The chase culminates in a battle far beneath the planet's surface; having beaten the villains to their objective, their battle begins, but is soon thrown into chaos when the forces of the Council arrive to place both sides under arrest, turning the situation into a free-for-all. The conflict is cut short when Kreiger finally reveals his true identity as Merklynn, an ancient sorcerer from the planet Prysmos; his plan had always been to use the Talisman to transform Cybertron into a copy of his old homeworld, but unable to reach the core, he settles on using the Talisman's power transforming only a fragment of the planet into the arcane city of "New Prysmos," the first step on Merklynn's crusade to wipe out technology and usher in a new age of magic in the galaxy. Colton, defeated and broken by this betrayal, voluntarily stands down. Meanwhile, Cybertron has survived, but has lost much of its energon in Merklynn's attack, forcing it to rely even more heavily on Earth and the colony worlds.

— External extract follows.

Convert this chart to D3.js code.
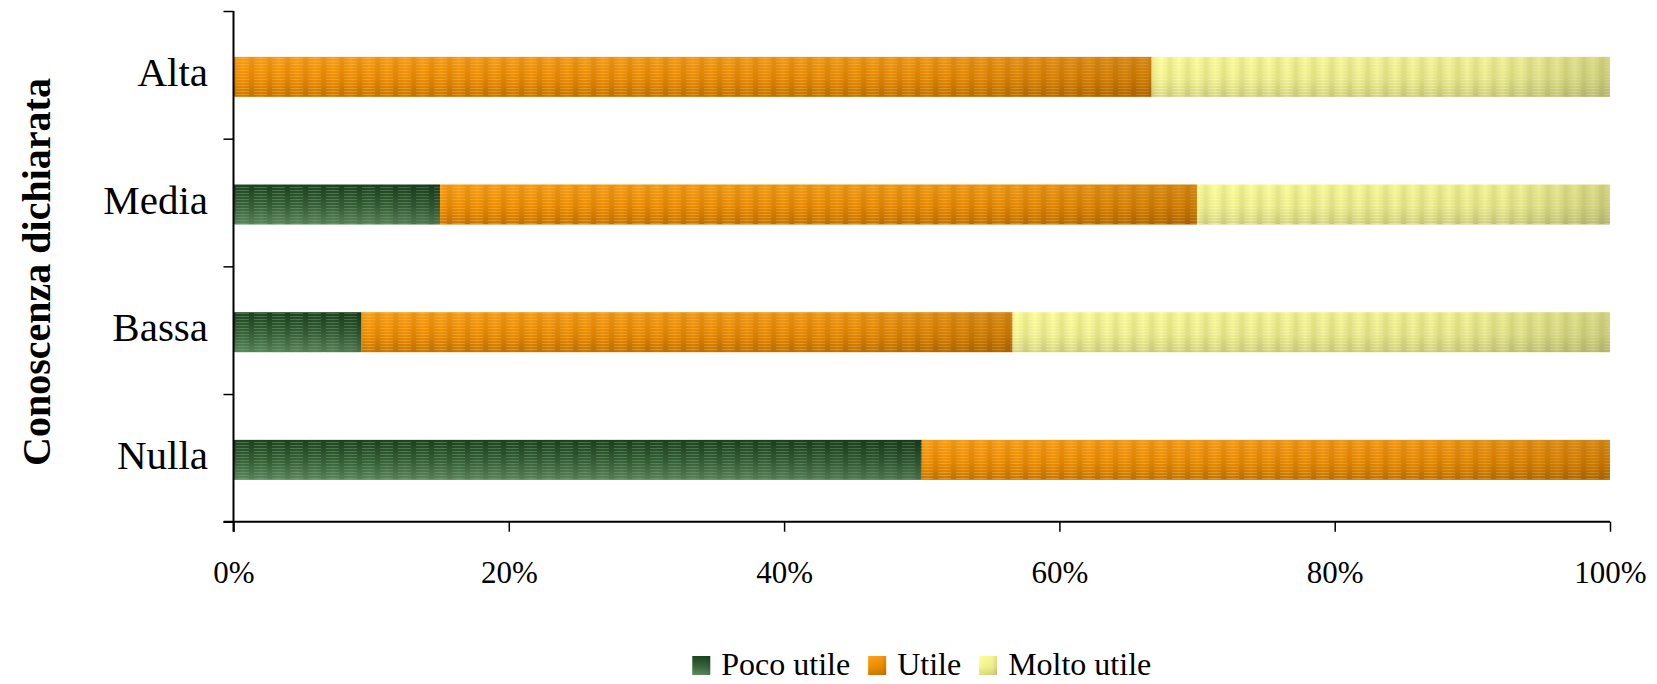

In the aftermath, Cybertron itself burns through even more of its dwindling energon reserves to transmit a simple message deep into space: a message that awakens Unicron.

==Aftermath==
The aftermath of First Strike will lead to new comic book series in the Hasbro Reconstruction line, as new alliances are forged, like M.A.S.K. joining forces with G.I. Joe, Rom teaming up with the Micronauts, and the introduction of Visionaries.

==Titles==
===Core series===

| Title | Writer(s) | Artist(s) |
|---|---|---|
| First Strike #0–6 | Mairghread Scott and David Rodriguez | Max Dunbar and Freddie E. Williams II |

===One-shots===

| Title | Writer(s) | Artist(s) | Publication date |
|---|---|---|---|
| G.I. Joe: First Strike #1 | Aubrey Sitterson | Ilias Kyriazis | September 20, 2017 |
| Micronauts: First Strike #1 | Christos N. Gage | Chris Panda | September 27, 2017 |
| Optimus Prime: First Strike #1 | John Barber | Guido Guidi | October 18, 2017 |
| Rom: First Strike #1 | Christos N. Gage | Chris Panda | October 18, 2017 |
| M.A.S.K.: Mobile Armored Strike Kommand: First Strike #1 | Aubrey Sitterson | Ilias Kyriazis | November 1, 2017 |
| Transformers: First Strike #1 | John Barber | Guido Guidi | November 8, 2017 |

==Collected editions==

| Title | Material collected | Release date | ISBN |
|---|---|---|---|
| First Strike | First Strike #0-6; | February 20, 2018 | 1684051223 978-1684051229 |
| First Strike: Champions | Micronauts: First Strike #1; Optimus Prime: First Strike #1; G.I. Joe: First Strike #1; Rom: First Strike #1; Transformers: First Strike #1; M.A.S.K.: Mobile Armored Strike Kommand: First Strike #1; | February 27, 2018 | 1684051231 978-1684051236 |

==Sequel==
In June 2017, David Hedgecock announced a new miniseries for 2018, later revealed to be titled as Transformers: Unicron, which is the finale of the 2005 HCBU franchise, which started in May and concluded in November 2018.